## Task to complete
Write the material out again in full, word for word. Do not include the pictures.

╭─ Data block

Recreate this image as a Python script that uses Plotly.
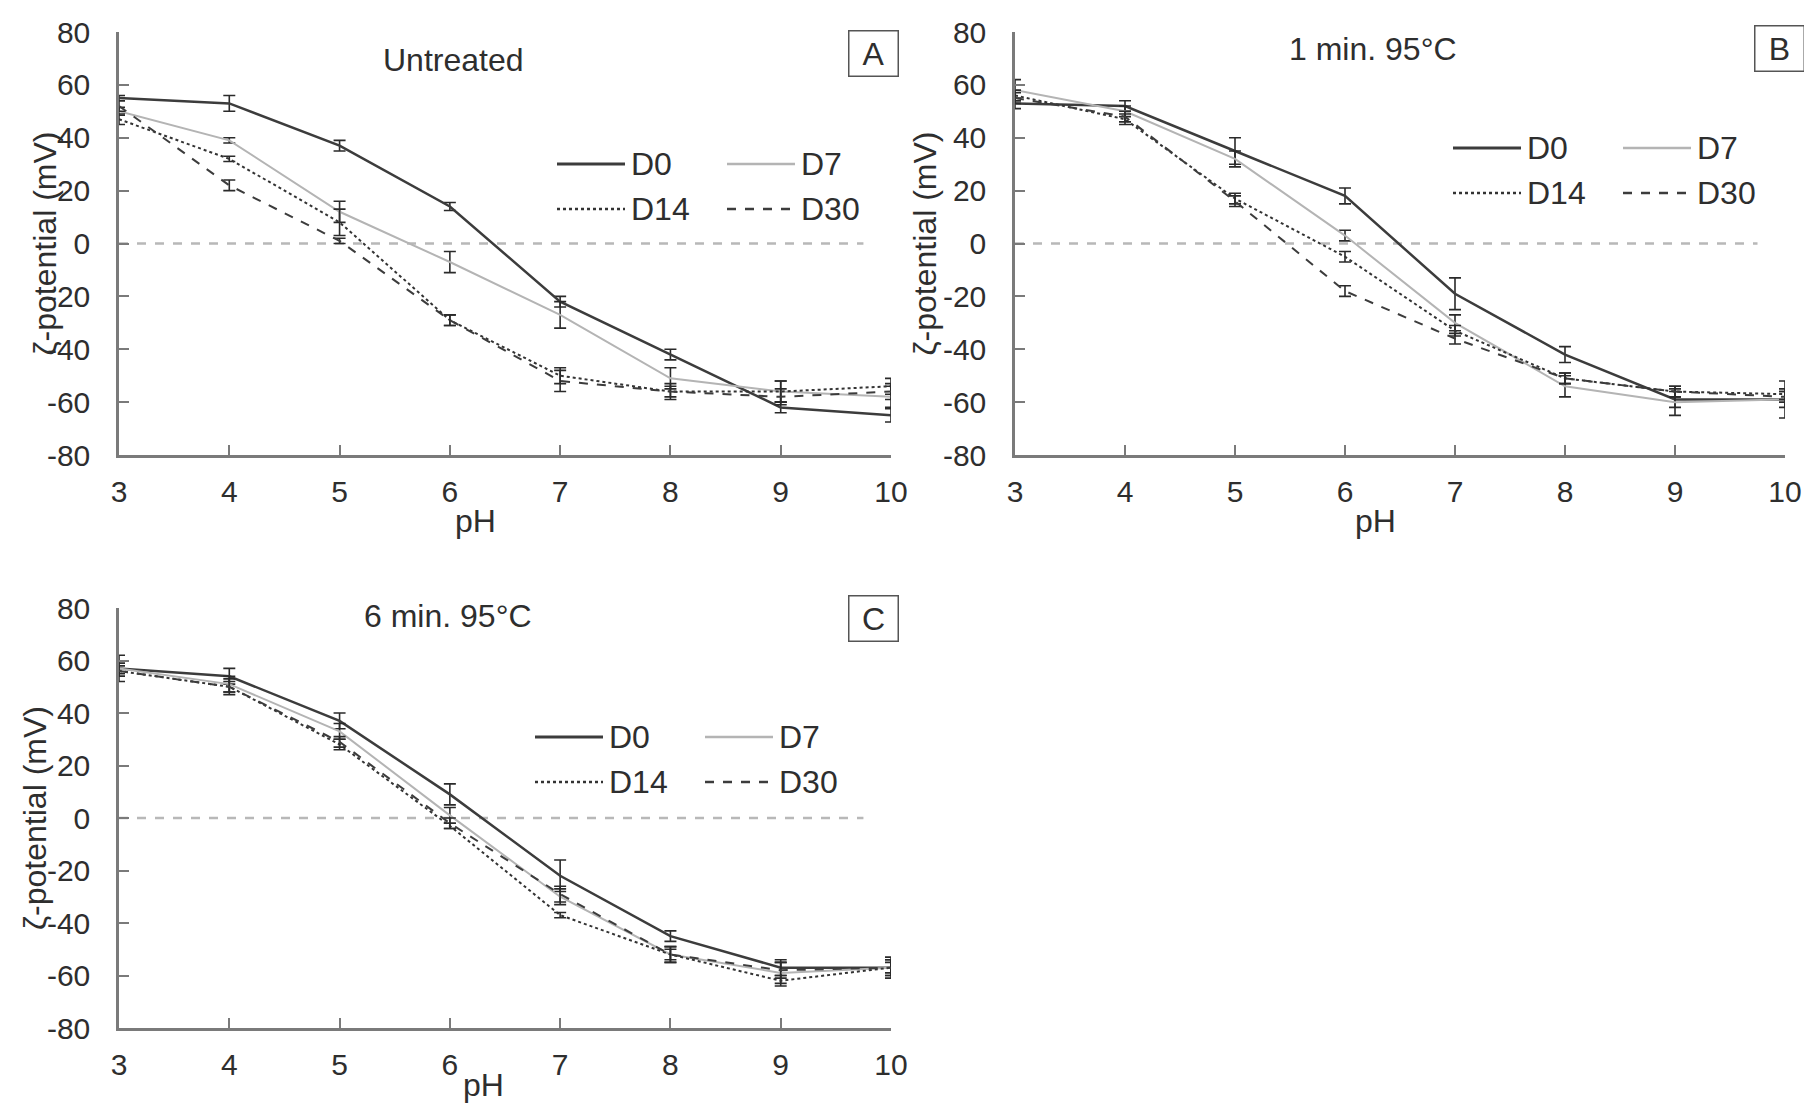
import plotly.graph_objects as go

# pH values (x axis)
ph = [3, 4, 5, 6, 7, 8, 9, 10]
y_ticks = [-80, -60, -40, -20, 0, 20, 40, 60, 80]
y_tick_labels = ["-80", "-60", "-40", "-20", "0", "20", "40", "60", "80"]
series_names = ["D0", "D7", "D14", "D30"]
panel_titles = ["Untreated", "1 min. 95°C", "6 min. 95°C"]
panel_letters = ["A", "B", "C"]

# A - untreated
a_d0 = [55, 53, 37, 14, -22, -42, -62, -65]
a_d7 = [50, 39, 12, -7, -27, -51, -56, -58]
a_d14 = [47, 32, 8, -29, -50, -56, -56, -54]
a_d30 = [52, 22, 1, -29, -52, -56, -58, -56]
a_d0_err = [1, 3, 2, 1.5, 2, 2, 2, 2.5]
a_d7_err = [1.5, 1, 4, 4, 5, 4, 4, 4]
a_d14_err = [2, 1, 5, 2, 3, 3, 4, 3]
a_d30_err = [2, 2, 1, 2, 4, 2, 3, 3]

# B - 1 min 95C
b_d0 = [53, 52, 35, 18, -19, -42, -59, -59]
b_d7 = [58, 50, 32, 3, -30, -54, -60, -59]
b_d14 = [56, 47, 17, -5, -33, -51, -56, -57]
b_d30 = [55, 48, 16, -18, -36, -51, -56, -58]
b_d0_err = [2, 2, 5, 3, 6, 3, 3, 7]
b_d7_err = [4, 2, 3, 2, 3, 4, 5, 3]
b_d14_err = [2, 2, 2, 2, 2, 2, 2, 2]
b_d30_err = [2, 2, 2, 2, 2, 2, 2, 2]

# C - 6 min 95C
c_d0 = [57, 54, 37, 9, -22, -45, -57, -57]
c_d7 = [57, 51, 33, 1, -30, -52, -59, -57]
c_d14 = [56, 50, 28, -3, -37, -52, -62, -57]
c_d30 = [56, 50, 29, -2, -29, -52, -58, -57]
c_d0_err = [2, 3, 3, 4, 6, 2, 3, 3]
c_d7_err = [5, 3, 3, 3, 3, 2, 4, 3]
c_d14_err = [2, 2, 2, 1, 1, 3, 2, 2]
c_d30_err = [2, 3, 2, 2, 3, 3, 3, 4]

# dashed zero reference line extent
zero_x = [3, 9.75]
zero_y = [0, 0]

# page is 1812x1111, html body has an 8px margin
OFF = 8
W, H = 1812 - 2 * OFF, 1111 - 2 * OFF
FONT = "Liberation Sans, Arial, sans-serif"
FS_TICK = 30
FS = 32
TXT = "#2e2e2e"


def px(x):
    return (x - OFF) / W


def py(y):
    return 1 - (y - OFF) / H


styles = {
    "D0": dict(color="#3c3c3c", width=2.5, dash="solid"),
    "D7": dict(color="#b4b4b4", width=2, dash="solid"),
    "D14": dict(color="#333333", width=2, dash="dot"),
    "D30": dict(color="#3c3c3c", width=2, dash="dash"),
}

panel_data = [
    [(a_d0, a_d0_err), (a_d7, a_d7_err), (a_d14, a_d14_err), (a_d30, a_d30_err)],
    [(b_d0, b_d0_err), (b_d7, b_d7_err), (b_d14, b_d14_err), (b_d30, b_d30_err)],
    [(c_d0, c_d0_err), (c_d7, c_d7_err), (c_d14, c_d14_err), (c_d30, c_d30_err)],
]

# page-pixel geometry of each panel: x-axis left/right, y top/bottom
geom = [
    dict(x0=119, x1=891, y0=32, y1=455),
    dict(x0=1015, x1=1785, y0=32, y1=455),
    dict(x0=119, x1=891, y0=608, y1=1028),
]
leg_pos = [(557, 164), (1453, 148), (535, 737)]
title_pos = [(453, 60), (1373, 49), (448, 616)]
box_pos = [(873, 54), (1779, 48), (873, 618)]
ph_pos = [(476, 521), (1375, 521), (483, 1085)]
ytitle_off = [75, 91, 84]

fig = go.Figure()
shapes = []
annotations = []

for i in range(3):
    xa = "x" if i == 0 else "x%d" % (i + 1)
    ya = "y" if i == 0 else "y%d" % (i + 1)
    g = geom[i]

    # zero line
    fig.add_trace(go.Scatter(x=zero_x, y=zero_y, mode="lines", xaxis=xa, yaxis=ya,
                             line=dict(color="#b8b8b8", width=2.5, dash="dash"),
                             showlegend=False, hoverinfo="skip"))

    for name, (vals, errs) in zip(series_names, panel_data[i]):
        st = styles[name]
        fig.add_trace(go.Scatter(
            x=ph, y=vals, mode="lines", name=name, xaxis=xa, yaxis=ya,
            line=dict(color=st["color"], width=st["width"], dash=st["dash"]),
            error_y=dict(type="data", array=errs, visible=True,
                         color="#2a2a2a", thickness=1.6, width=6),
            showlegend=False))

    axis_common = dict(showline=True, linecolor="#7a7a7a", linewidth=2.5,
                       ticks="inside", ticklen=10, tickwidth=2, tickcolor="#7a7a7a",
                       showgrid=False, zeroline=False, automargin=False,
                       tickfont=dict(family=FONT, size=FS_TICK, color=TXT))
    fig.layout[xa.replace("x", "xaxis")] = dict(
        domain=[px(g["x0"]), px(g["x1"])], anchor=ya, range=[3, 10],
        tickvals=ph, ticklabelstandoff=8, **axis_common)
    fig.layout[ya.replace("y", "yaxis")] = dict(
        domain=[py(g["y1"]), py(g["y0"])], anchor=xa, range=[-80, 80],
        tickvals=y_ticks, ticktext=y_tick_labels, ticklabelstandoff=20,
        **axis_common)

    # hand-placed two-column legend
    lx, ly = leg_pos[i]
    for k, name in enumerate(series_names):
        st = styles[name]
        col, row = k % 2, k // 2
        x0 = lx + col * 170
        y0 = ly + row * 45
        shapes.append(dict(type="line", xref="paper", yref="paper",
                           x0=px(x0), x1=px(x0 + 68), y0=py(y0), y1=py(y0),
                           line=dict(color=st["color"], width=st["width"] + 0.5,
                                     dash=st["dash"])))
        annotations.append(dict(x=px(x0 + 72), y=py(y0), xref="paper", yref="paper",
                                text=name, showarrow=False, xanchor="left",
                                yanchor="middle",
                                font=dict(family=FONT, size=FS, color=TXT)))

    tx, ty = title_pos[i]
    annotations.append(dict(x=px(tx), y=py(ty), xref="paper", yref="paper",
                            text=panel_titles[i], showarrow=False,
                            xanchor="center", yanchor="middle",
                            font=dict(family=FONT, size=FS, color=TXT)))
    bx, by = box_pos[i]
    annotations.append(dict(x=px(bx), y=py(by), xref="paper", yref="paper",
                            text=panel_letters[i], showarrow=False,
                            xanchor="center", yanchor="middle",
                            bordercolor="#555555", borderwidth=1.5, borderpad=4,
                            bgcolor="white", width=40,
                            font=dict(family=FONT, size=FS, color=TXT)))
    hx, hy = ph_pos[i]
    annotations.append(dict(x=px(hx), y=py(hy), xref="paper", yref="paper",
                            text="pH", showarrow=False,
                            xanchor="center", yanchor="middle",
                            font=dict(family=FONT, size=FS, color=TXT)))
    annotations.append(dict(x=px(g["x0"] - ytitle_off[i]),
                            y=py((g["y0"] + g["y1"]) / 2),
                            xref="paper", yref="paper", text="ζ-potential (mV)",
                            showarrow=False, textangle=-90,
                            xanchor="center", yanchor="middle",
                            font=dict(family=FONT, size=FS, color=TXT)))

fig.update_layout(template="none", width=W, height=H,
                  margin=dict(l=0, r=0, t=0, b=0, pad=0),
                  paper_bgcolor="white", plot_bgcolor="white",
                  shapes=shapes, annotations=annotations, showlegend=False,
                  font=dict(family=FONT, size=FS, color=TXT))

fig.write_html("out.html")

╰─

## The reply
Recreate this image as a Python script that uses Plotly.
import plotly.graph_objects as go

# pH values (x axis)
ph = [3, 4, 5, 6, 7, 8, 9, 10]
y_ticks = [-80, -60, -40, -20, 0, 20, 40, 60, 80]
y_tick_labels = ["-80", "-60", "-40", "-20", "0", "20", "40", "60", "80"]
series_names = ["D0", "D7", "D14", "D30"]
panel_titles = ["Untreated", "1 min. 95°C", "6 min. 95°C"]
panel_letters = ["A", "B", "C"]

# A - untreated
a_d0 = [55, 53, 37, 14, -22, -42, -62, -65]
a_d7 = [50, 39, 12, -7, -27, -51, -56, -58]
a_d14 = [47, 32, 8, -29, -50, -56, -56, -54]
a_d30 = [52, 22, 1, -29, -52, -56, -58, -56]
a_d0_err = [1, 3, 2, 1.5, 2, 2, 2, 2.5]
a_d7_err = [1.5, 1, 4, 4, 5, 4, 4, 4]
a_d14_err = [2, 1, 5, 2, 3, 3, 4, 3]
a_d30_err = [2, 2, 1, 2, 4, 2, 3, 3]

# B - 1 min 95C
b_d0 = [53, 52, 35, 18, -19, -42, -59, -59]
b_d7 = [58, 50, 32, 3, -30, -54, -60, -59]
b_d14 = [56, 47, 17, -5, -33, -51, -56, -57]
b_d30 = [55, 48, 16, -18, -36, -51, -56, -58]
b_d0_err = [2, 2, 5, 3, 6, 3, 3, 7]
b_d7_err = [4, 2, 3, 2, 3, 4, 5, 3]
b_d14_err = [2, 2, 2, 2, 2, 2, 2, 2]
b_d30_err = [2, 2, 2, 2, 2, 2, 2, 2]

# C - 6 min 95C
c_d0 = [57, 54, 37, 9, -22, -45, -57, -57]
c_d7 = [57, 51, 33, 1, -30, -52, -59, -57]
c_d14 = [56, 50, 28, -3, -37, -52, -62, -57]
c_d30 = [56, 50, 29, -2, -29, -52, -58, -57]
c_d0_err = [2, 3, 3, 4, 6, 2, 3, 3]
c_d7_err = [5, 3, 3, 3, 3, 2, 4, 3]
c_d14_err = [2, 2, 2, 1, 1, 3, 2, 2]
c_d30_err = [2, 3, 2, 2, 3, 3, 3, 4]

# dashed zero reference line extent
zero_x = [3, 9.75]
zero_y = [0, 0]

# page is 1812x1111, html body has an 8px margin
OFF = 8
W, H = 1812 - 2 * OFF, 1111 - 2 * OFF
FONT = "Liberation Sans, Arial, sans-serif"
FS_TICK = 30
FS = 32
TXT = "#2e2e2e"


def px(x):
    return (x - OFF) / W


def py(y):
    return 1 - (y - OFF) / H


styles = {
    "D0": dict(color="#3c3c3c", width=2.5, dash="solid"),
    "D7": dict(color="#b4b4b4", width=2, dash="solid"),
    "D14": dict(color="#333333", width=2, dash="dot"),
    "D30": dict(color="#3c3c3c", width=2, dash="dash"),
}

panel_data = [
    [(a_d0, a_d0_err), (a_d7, a_d7_err), (a_d14, a_d14_err), (a_d30, a_d30_err)],
    [(b_d0, b_d0_err), (b_d7, b_d7_err), (b_d14, b_d14_err), (b_d30, b_d30_err)],
    [(c_d0, c_d0_err), (c_d7, c_d7_err), (c_d14, c_d14_err), (c_d30, c_d30_err)],
]

# page-pixel geometry of each panel: x-axis left/right, y top/bottom
geom = [
    dict(x0=119, x1=891, y0=32, y1=455),
    dict(x0=1015, x1=1785, y0=32, y1=455),
    dict(x0=119, x1=891, y0=608, y1=1028),
]
leg_pos = [(557, 164), (1453, 148), (535, 737)]
title_pos = [(453, 60), (1373, 49), (448, 616)]
box_pos = [(873, 54), (1779, 48), (873, 618)]
ph_pos = [(476, 521), (1375, 521), (483, 1085)]
ytitle_off = [75, 91, 84]

fig = go.Figure()
shapes = []
annotations = []

for i in range(3):
    xa = "x" if i == 0 else "x%d" % (i + 1)
    ya = "y" if i == 0 else "y%d" % (i + 1)
    g = geom[i]

    # zero line
    fig.add_trace(go.Scatter(x=zero_x, y=zero_y, mode="lines", xaxis=xa, yaxis=ya,
                             line=dict(color="#b8b8b8", width=2.5, dash="dash"),
                             showlegend=False, hoverinfo="skip"))

    for name, (vals, errs) in zip(series_names, panel_data[i]):
        st = styles[name]
        fig.add_trace(go.Scatter(
            x=ph, y=vals, mode="lines", name=name, xaxis=xa, yaxis=ya,
            line=dict(color=st["color"], width=st["width"], dash=st["dash"]),
            error_y=dict(type="data", array=errs, visible=True,
                         color="#2a2a2a", thickness=1.6, width=6),
            showlegend=False))

    axis_common = dict(showline=True, linecolor="#7a7a7a", linewidth=2.5,
                       ticks="inside", ticklen=10, tickwidth=2, tickcolor="#7a7a7a",
                       showgrid=False, zeroline=False, automargin=False,
                       tickfont=dict(family=FONT, size=FS_TICK, color=TXT))
    fig.layout[xa.replace("x", "xaxis")] = dict(
        domain=[px(g["x0"]), px(g["x1"])], anchor=ya, range=[3, 10],
        tickvals=ph, ticklabelstandoff=8, **axis_common)
    fig.layout[ya.replace("y", "yaxis")] = dict(
        domain=[py(g["y1"]), py(g["y0"])], anchor=xa, range=[-80, 80],
        tickvals=y_ticks, ticktext=y_tick_labels, ticklabelstandoff=20,
        **axis_common)

    # hand-placed two-column legend
    lx, ly = leg_pos[i]
    for k, name in enumerate(series_names):
        st = styles[name]
        col, row = k % 2, k // 2
        x0 = lx + col * 170
        y0 = ly + row * 45
        shapes.append(dict(type="line", xref="paper", yref="paper",
                           x0=px(x0), x1=px(x0 + 68), y0=py(y0), y1=py(y0),
                           line=dict(color=st["color"], width=st["width"] + 0.5,
                                     dash=st["dash"])))
        annotations.append(dict(x=px(x0 + 72), y=py(y0), xref="paper", yref="paper",
                                text=name, showarrow=False, xanchor="left",
                                yanchor="middle",
                                font=dict(family=FONT, size=FS, color=TXT)))

    tx, ty = title_pos[i]
    annotations.append(dict(x=px(tx), y=py(ty), xref="paper", yref="paper",
                            text=panel_titles[i], showarrow=False,
                            xanchor="center", yanchor="middle",
                            font=dict(family=FONT, size=FS, color=TXT)))
    bx, by = box_pos[i]
    annotations.append(dict(x=px(bx), y=py(by), xref="paper", yref="paper",
                            text=panel_letters[i], showarrow=False,
                            xanchor="center", yanchor="middle",
                            bordercolor="#555555", borderwidth=1.5, borderpad=4,
                            bgcolor="white", width=40,
                            font=dict(family=FONT, size=FS, color=TXT)))
    hx, hy = ph_pos[i]
    annotations.append(dict(x=px(hx), y=py(hy), xref="paper", yref="paper",
                            text="pH", showarrow=False,
                            xanchor="center", yanchor="middle",
                            font=dict(family=FONT, size=FS, color=TXT)))
    annotations.append(dict(x=px(g["x0"] - ytitle_off[i]),
                            y=py((g["y0"] + g["y1"]) / 2),
                            xref="paper", yref="paper", text="ζ-potential (mV)",
                            showarrow=False, textangle=-90,
                            xanchor="center", yanchor="middle",
                            font=dict(family=FONT, size=FS, color=TXT)))

fig.update_layout(template="none", width=W, height=H,
                  margin=dict(l=0, r=0, t=0, b=0, pad=0),
                  paper_bgcolor="white", plot_bgcolor="white",
                  shapes=shapes, annotations=annotations, showlegend=False,
                  font=dict(family=FONT, size=FS, color=TXT))

fig.write_html("out.html")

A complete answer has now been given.